Seks dan Kegagalan Era Post Modern

Banyak yang bangga dan mengagungkan era post-modern, yang dianggap akan membawa perubahan terhadap kehidupan manusia untuk menjadi lebih baik. Sayangnya, perubahan yang dilakukan pada akhirnya hanya bersifat fisik dan materi saja. Arti dan makna modern-nya itu sendiri bahkan hampir tidak disentuh sama sekali. Benar-benar sebuah kritikan terhadap konsep modern yang sebelumnya, di mana sebelum era ini, semua pemikiran telah ditetapkan sebelumnya oleh ideologi. Ditambah lagi dengan pemikiran bahwa “bila sudah berani menyebut diri modern bagaimana mungkin hal-hal yang kuno dan primitif dibangkitkan?”, sehingga semuanya benar-benar berubah menjadi yang baru dan yang lama benar-benar ditinggalkan.

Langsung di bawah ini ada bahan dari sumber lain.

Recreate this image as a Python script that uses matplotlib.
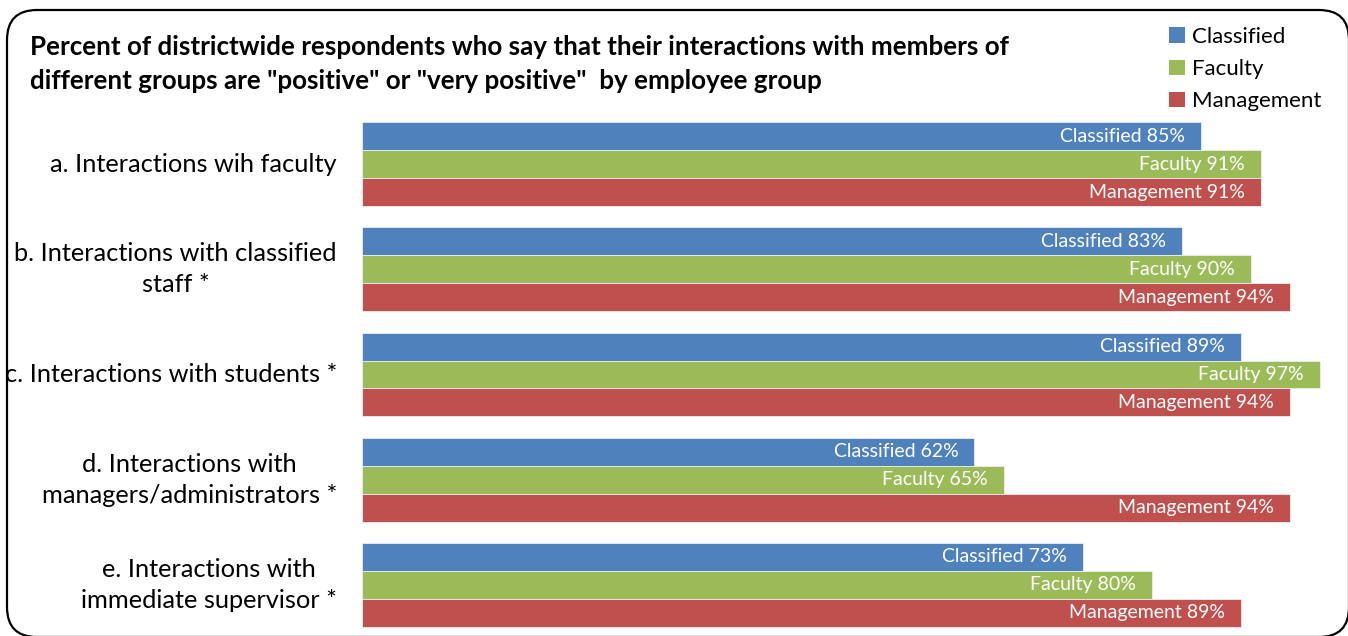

Tidak bisa dipungkiri juga bahwa di era ini terjadi perubahan yang maha dahsyat di dalam bidang sains, teknologi, media massa, dan juga seni. Kebebasan untuk berekspresi sangat terbuka luas karena semua mendapatkan kesempatan untuk bisa berlomba memiliki bentuk sendiri. Segala aturan baku dan kaku yang sebelumnya ada, tidak perlu diikuti lagi. Melukis wajah orang tidak harus selalu persis sama dengan wajah orangnya, kan?! Apakah abstrak tidak berarti berseni?! Apakah harus yang realis dan naturalis saja yang dibilang seni?!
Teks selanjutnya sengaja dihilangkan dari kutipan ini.